* _PROBLEM DESCRIPTION_: Write the material out again in full, word for word. Do not include the pictures.
____
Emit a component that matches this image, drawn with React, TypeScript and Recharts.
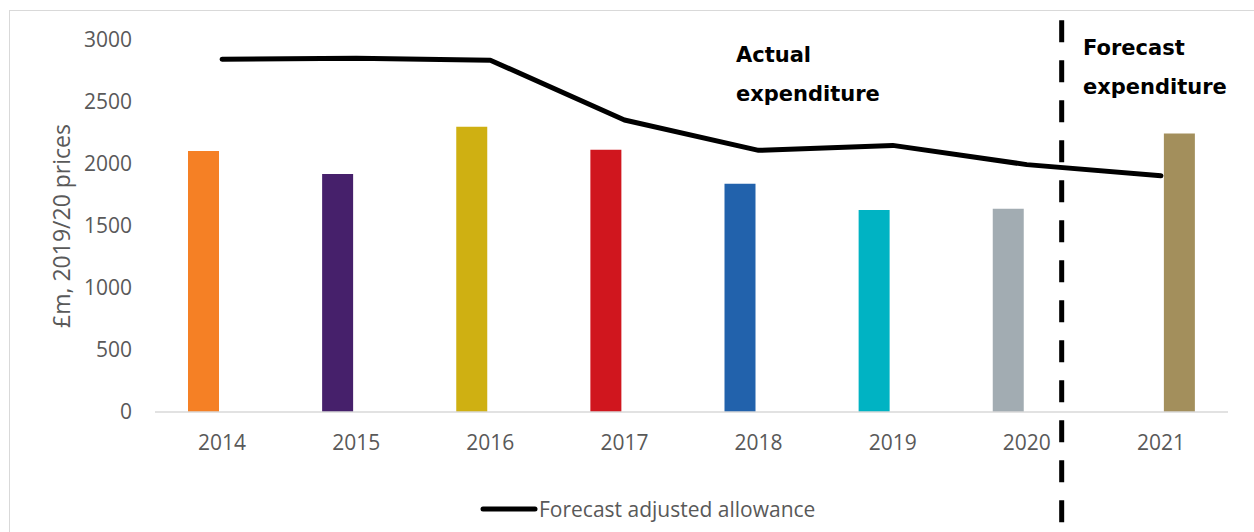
import { Bar, Cell, ComposedChart, Label, Legend, Line, ReferenceLine, XAxis, YAxis } from "recharts"

const years = ["2014", "2015", "2016", "2017", "2018", "2019", "2020", "2021"]
const actualSpend = [2105, 1920, 2300, 2115, 1840, 1630, 1640, null]
const forecastSpend = [null, null, null, null, null, null, null, 2245]
const allowance = [2845, 2853, 2837, 2355, 2110, 2150, 1995, 1905]
const barColors = ["#f58025", "#46206b", "#cfb012", "#d0161e", "#2262ac", "#00b3c3", "#a2acb2", "#a38f5c"]
const yTicks = [0, 500, 1000, 1500, 2000, 2500, 3000]

// split between actual and forecast years, on a 0..8 slot scale
const splitAt = 6.76

const data = years.map((year, i) => ({
  year,
  slot: i + 0.5,
  actual: actualSpend[i],
  forecast: forecastSpend[i],
  allowance: allowance[i],
}))

const font = "'Open Sans', 'Noto Sans', sans-serif"
const grey = "#595959"

function AllowanceLegend() {
  return (
    <div style={{ display: "flex", alignItems: "center", paddingLeft: 480, height: 38, fontFamily: font, fontSize: 21, color: grey }}>
      <svg width={58} height={10}>
        <line x1={3} y1={5} x2={55} y2={5} stroke="#000" strokeWidth={5} strokeLinecap="round" />
      </svg>
      <span style={{ marginLeft: 1 }}>Forecast adjusted allowance</span>
    </div>
  )
}

const noteStyle = {
  position: "absolute" as const,
  fontFamily: "'DejaVu Sans', Verdana, sans-serif",
  fontWeight: 700,
  fontSize: 21,
  lineHeight: "39px",
  color: "#000",
}

export default function App() {
  return (
    <div style={{ position: "absolute", left: 0, top: 0, width: 1254, height: 532, overflow: "hidden", background: "#fff" }}>
      <div style={{ position: "absolute", left: 9, top: 10, width: 1300, height: 560, border: "1px solid #d9d9d9" }} />
      <ComposedChart
        width={1254}
        height={532}
        data={data}
        margin={{ top: 40, right: 26, bottom: 4, left: 50 }}
        barGap={6}
        style={{ position: "absolute", left: 0, top: 0 }}
      >
        <XAxis
          dataKey="year"
          height={78}
          tickLine={false}
          tickSize={0}
          tickMargin={23}
          axisLine={{ stroke: "#d9d9d9", strokeWidth: 1.5 }}
          tick={{ fill: grey, fontSize: 21, fontFamily: font }}
        />
        <XAxis xAxisId="pos" dataKey="slot" type="number" domain={[0, 8]} allowDataOverflow hide />
        <YAxis
          width={105}
          domain={[0, 3000]}
          ticks={yTicks}
          tickLine={false}
          tickSize={0}
          tickMargin={23}
          axisLine={false}
          tick={{ fill: grey, fontSize: 21, fontFamily: font }}
        >
          <Label
            value="£m, 2019/20 prices"
            angle={-90}
            position="insideLeft"
            offset={12}
            style={{ textAnchor: "middle", fill: grey, fontSize: 23, fontFamily: font }}
          />
        </YAxis>
        <Legend verticalAlign="bottom" content={<AllowanceLegend />} wrapperStyle={{ left: 0, width: 1254 }} />
        <Bar dataKey="actual" barSize={31} isAnimationActive={false} legendType="none">
          {years.map((y, i) => (
            <Cell key={y} fill={barColors[i]} />
          ))}
        </Bar>
        <Bar dataKey="forecast" barSize={31} isAnimationActive={false} legendType="none">
          {years.map((y, i) => (
            <Cell key={y} fill={barColors[i]} />
          ))}
        </Bar>
        <Line
          dataKey="allowance"
          type="linear"
          stroke="#000"
          strokeWidth={5}
          strokeLinecap="round"
          strokeLinejoin="round"
          dot={false}
          activeDot={false}
          isAnimationActive={false}
        />
        <ReferenceLine
          xAxisId="pos"
          segment={[
            { x: splitAt, y: 3160 },
            { x: splitAt, y: -915 },
          ]}
          ifOverflow="visible"
          stroke="#000"
          strokeWidth={5}
          strokeDasharray="22 18"
        />
      </ComposedChart>
      <div style={{ ...noteStyle, left: 736, top: 36 }}>
        Actual
        <br />
        expenditure
      </div>
      <div style={{ ...noteStyle, left: 1083, top: 29 }}>
        Forecast
        <br />
        expenditure
      </div>
    </div>
  )
}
____
* _SOLUTION TO THIS EXERCISE_:
Emit a component that matches this image, drawn with React, TypeScript and Recharts.
import { Bar, Cell, ComposedChart, Label, Legend, Line, ReferenceLine, XAxis, YAxis } from "recharts"

const years = ["2014", "2015", "2016", "2017", "2018", "2019", "2020", "2021"]
const actualSpend = [2105, 1920, 2300, 2115, 1840, 1630, 1640, null]
const forecastSpend = [null, null, null, null, null, null, null, 2245]
const allowance = [2845, 2853, 2837, 2355, 2110, 2150, 1995, 1905]
const barColors = ["#f58025", "#46206b", "#cfb012", "#d0161e", "#2262ac", "#00b3c3", "#a2acb2", "#a38f5c"]
const yTicks = [0, 500, 1000, 1500, 2000, 2500, 3000]

// split between actual and forecast years, on a 0..8 slot scale
const splitAt = 6.76

const data = years.map((year, i) => ({
  year,
  slot: i + 0.5,
  actual: actualSpend[i],
  forecast: forecastSpend[i],
  allowance: allowance[i],
}))

const font = "'Open Sans', 'Noto Sans', sans-serif"
const grey = "#595959"

function AllowanceLegend() {
  return (
    <div style={{ display: "flex", alignItems: "center", paddingLeft: 480, height: 38, fontFamily: font, fontSize: 21, color: grey }}>
      <svg width={58} height={10}>
        <line x1={3} y1={5} x2={55} y2={5} stroke="#000" strokeWidth={5} strokeLinecap="round" />
      </svg>
      <span style={{ marginLeft: 1 }}>Forecast adjusted allowance</span>
    </div>
  )
}

const noteStyle = {
  position: "absolute" as const,
  fontFamily: "'DejaVu Sans', Verdana, sans-serif",
  fontWeight: 700,
  fontSize: 21,
  lineHeight: "39px",
  color: "#000",
}

export default function App() {
  return (
    <div style={{ position: "absolute", left: 0, top: 0, width: 1254, height: 532, overflow: "hidden", background: "#fff" }}>
      <div style={{ position: "absolute", left: 9, top: 10, width: 1300, height: 560, border: "1px solid #d9d9d9" }} />
      <ComposedChart
        width={1254}
        height={532}
        data={data}
        margin={{ top: 40, right: 26, bottom: 4, left: 50 }}
        barGap={6}
        style={{ position: "absolute", left: 0, top: 0 }}
      >
        <XAxis
          dataKey="year"
          height={78}
          tickLine={false}
          tickSize={0}
          tickMargin={23}
          axisLine={{ stroke: "#d9d9d9", strokeWidth: 1.5 }}
          tick={{ fill: grey, fontSize: 21, fontFamily: font }}
        />
        <XAxis xAxisId="pos" dataKey="slot" type="number" domain={[0, 8]} allowDataOverflow hide />
        <YAxis
          width={105}
          domain={[0, 3000]}
          ticks={yTicks}
          tickLine={false}
          tickSize={0}
          tickMargin={23}
          axisLine={false}
          tick={{ fill: grey, fontSize: 21, fontFamily: font }}
        >
          <Label
            value="£m, 2019/20 prices"
            angle={-90}
            position="insideLeft"
            offset={12}
            style={{ textAnchor: "middle", fill: grey, fontSize: 23, fontFamily: font }}
          />
        </YAxis>
        <Legend verticalAlign="bottom" content={<AllowanceLegend />} wrapperStyle={{ left: 0, width: 1254 }} />
        <Bar dataKey="actual" barSize={31} isAnimationActive={false} legendType="none">
          {years.map((y, i) => (
            <Cell key={y} fill={barColors[i]} />
          ))}
        </Bar>
        <Bar dataKey="forecast" barSize={31} isAnimationActive={false} legendType="none">
          {years.map((y, i) => (
            <Cell key={y} fill={barColors[i]} />
          ))}
        </Bar>
        <Line
          dataKey="allowance"
          type="linear"
          stroke="#000"
          strokeWidth={5}
          strokeLinecap="round"
          strokeLinejoin="round"
          dot={false}
          activeDot={false}
          isAnimationActive={false}
        />
        <ReferenceLine
          xAxisId="pos"
          segment={[
            { x: splitAt, y: 3160 },
            { x: splitAt, y: -915 },
          ]}
          ifOverflow="visible"
          stroke="#000"
          strokeWidth={5}
          strokeDasharray="22 18"
        />
      </ComposedChart>
      <div style={{ ...noteStyle, left: 736, top: 36 }}>
        Actual
        <br />
        expenditure
      </div>
      <div style={{ ...noteStyle, left: 1083, top: 29 }}>
        Forecast
        <br />
        expenditure
      </div>
    </div>
  )
}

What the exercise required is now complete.